The same is true of the second main theme articulated by the Stones—mental illness. Again, this is a tabooed topic, as a normal social experience. Elementary reflection confirms that it is so, yet polite convention relegates it to the realm of the particular and abnormal. Beckett surely misrepresents the insistence on this by identifying it merely with the image of an ‘archetypal girl—rich, spoiled, confused, weak, using drugs’ from Chelsea or Kensington. Not only is the moralism of these epithets dubious; the Stones’ subject-matter is clearly far wider. Mother’s Little Helper, for example, is not about a rich girl, but an average housewife of middle-age. Paint it Black, another of this cycle, is about the confident male himself. Mental collapse is not an exceptional breakdown: it is a prevalent condition, part of the ordinary routine of living under advanced capitalism. The third important theme, this time not emphasized by Beckett, is eroticism. Once again, this is tabooed territory. The two antipodal classics here are, of course, Satisfaction and Going Home—precise musical notations of grinding physical blockage and jubilant physical release. The unity of lyric, melody and instrumentation has never been surpassed. These songs are uniquely brutal and truthful, broaching realities which are constantly denied or diluted in the enervating mists of traditional pop music.

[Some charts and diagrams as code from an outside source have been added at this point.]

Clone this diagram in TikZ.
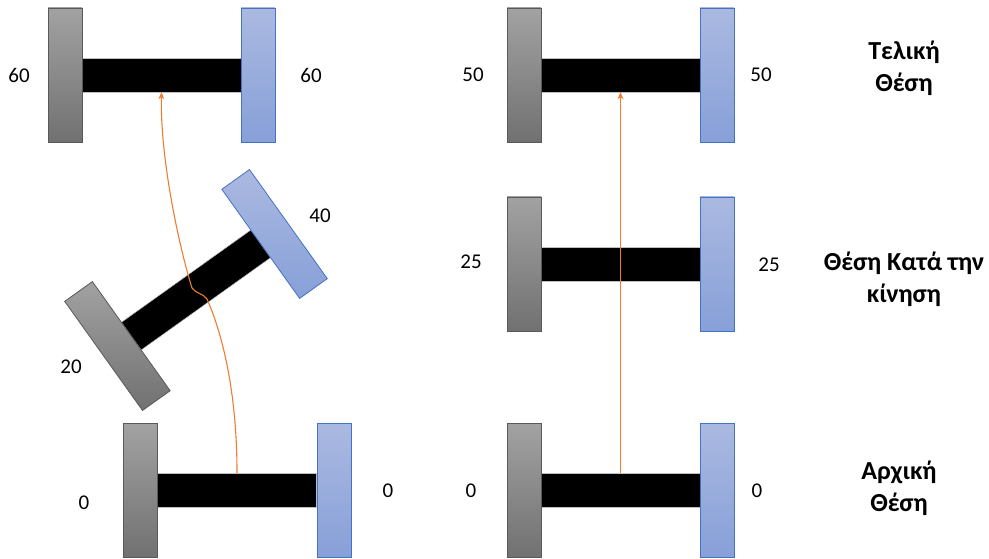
\documentclass[tikz,border=0pt]{standalone}
\usepackage{fontspec}
\setmainfont{Carlito}
\usetikzlibrary{arrows.meta}
\definecolor{wheelgrayA}{HTML}{A2A2A2}
\definecolor{wheelgrayB}{HTML}{717171}
\definecolor{wheelgrayE}{HTML}{595959}
\definecolor{wheelblueA}{HTML}{ABB9E1}
\definecolor{wheelblueB}{HTML}{87A0D8}
\definecolor{wheelblueE}{HTML}{4472C4}
\definecolor{pathorange}{HTML}{ED7D31}
\begin{document}
\begin{tikzpicture}[x=1pt,y=-1pt,
  graywheel/.style={rectangle, inner sep=0pt, minimum width=34pt, minimum height=134pt,
    top color=wheelgrayA, bottom color=wheelgrayB, draw=wheelgrayE, line width=0.8pt},
  bluewheel/.style={rectangle, inner sep=0pt, minimum width=34pt, minimum height=134pt,
    top color=wheelblueA, bottom color=wheelblueB, draw=wheelblueE, line width=0.8pt},
  axle/.style={rectangle, inner sep=0pt, minimum width=159pt, minimum height=34pt,
    fill=black, draw=black!25, line width=0.5pt},
  num/.style={font=\fontsize{21}{24}\selectfont, inner sep=0pt},
  caption/.style={font=\bfseries\fontsize{26}{32}\selectfont, align=center, inner sep=0pt},
  trace/.style={draw=pathorange, line width=1.1pt, -{Stealth[length=7pt,width=6pt]}}]
\useasboundingbox (0,0) rectangle (989,559);

% ---- left column: final position (60)
\node[axle] (La) at (161.5,75) {};
\node[graywheel] (Lg) at (65,75) {};
\node[bluewheel] (Lb) at (258,75) {};
\node[num] (Ln1) at (19,75) {60};
\node[num] (Ln2) at (311,75) {60};

% ---- left column: intermediate, tilted assembly
\begin{scope}[shift={(196,290)}, rotate=35.5, transform shape]
  \node[axle] (Ma) at (0,0) {};
  \node[graywheel] (Mg) at (-96.5,0) {};
  \node[bluewheel] (Mb) at (96.5,0) {};
\end{scope}
\node[num] (Mn1) at (71,367) {20};
\node[num] (Mn2) at (320,216) {40};

% ---- left column: start position (0)
\node[axle] (Sa) at (237,490) {};
\node[graywheel] (Sg) at (140,490) {};
\node[bluewheel] (Sb) at (334,490) {};
\node[num] (Sn1) at (84,503) {0};
\node[num] (Sn2) at (388,491) {0};

% ---- right column: final position (50)
\node[axle] (Ra) at (620.5,75) {};
\node[graywheel] (Rg) at (524,75) {};
\node[bluewheel] (Rb) at (717,75) {};
\node[num] (Rn1) at (473,75) {50};
\node[num] (Rn2) at (761,75) {50};

% ---- right column: intermediate position (25)
\node[axle] (Qa) at (620.5,264) {};
\node[graywheel] (Qg) at (524,264) {};
\node[bluewheel] (Qb) at (717,264) {};
\node[num] (Qn1) at (471,262) {25};
\node[num] (Qn2) at (769,265) {25};

% ---- right column: start position (0)
\node[axle] (Pa) at (620.5,490) {};
\node[graywheel] (Pg) at (524,490) {};
\node[bluewheel] (Pb) at (717,490) {};
\node[num] (Pn1) at (471,491) {0};
\node[num] (Pn2) at (757,491) {0};

% ---- stage captions
\node[caption] (T1) at (904,68) {Τελική\\Θέση};
\node[caption] (T2) at (904,279) {Θέση Κατά την\\κίνηση};
\node[caption] (T3) at (899,488) {Αρχική\\Θέση};

% ---- trajectories of the axle midpoint
\draw[trace] (Sa.north) .. controls (237,400) and (225,340) .. (207,299)
  .. controls (203,293) and (196,294) .. (192,288)
  .. controls (180,250) and (160,160) .. (La.south);
\draw[trace] (Pa.north) -- (Ra.south);
\end{tikzpicture}
\end{document}
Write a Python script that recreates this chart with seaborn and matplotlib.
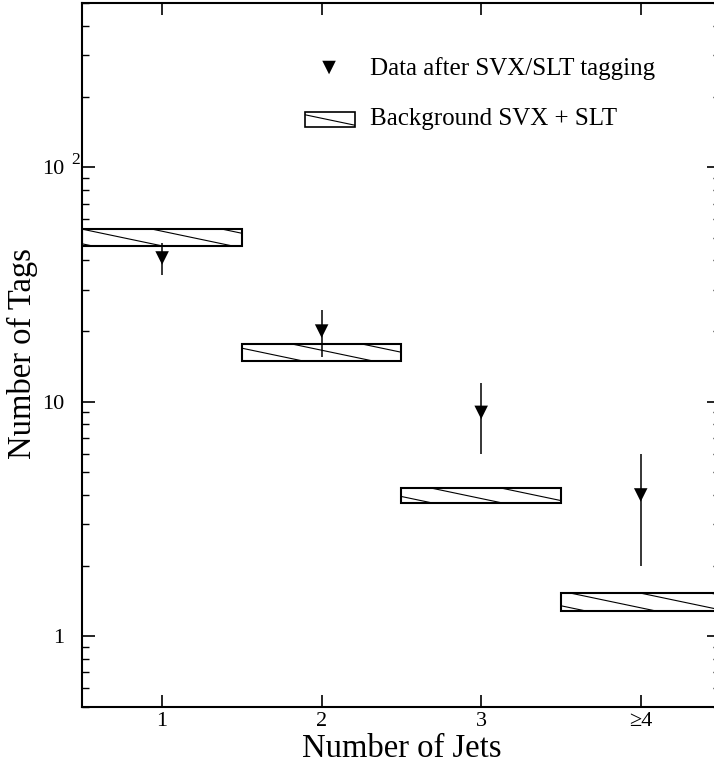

If this account is reliable, it is incorrect to say that the Stones are ‘not major innovators’. Perhaps a polarization Stones-Beatles such as Adorno constructed between Schoenberg and Stravinsky (evoked by Beckett) might actually be a fruitful exercise. Suffice it to say here that, for all their intelligence and refinement, the Beatles have never strayed much beyond the strict limits of romantic convention: central moments of their oeuvre are nostalgia and whimsy, both eminently consecrated traditions of middle-class England. Lukács’s pejorative category of the Angenehme—the ‘pleasant’ which dulls and pacifies—fits much of their work with deadly accuracy. By contrast, the Stones have refused the given orthodoxy of pop music; their work is a dark and veridical negation of it. It is an astonishing fact that there is virtually not one Jagger-Richards composition which is conventionally about a ‘happy’ or ‘unhappy’ personal relationship. Love, jealousy and lament—the substance of 85 per cent of traditional pop music—are missing. Sexual exploitation, mental disintegration and physical immersion are their substitutes.

A final comment. The reason why an appraisal of the group has some importance is this. Britain today is a society stifling for lack of any art that expresses the experience of living in it. Our theatre is a quaint anachronism, our novel is dead, and our cinema a mere obituary of it. Perhaps the only art form which has an authentic expressive vitality in England is pop music. It at least reflects back to us the immediate constituents of experience, even when it does not illuminate them. It is no accident that it is the one product of contemporary British culture which has any international currency. For how long?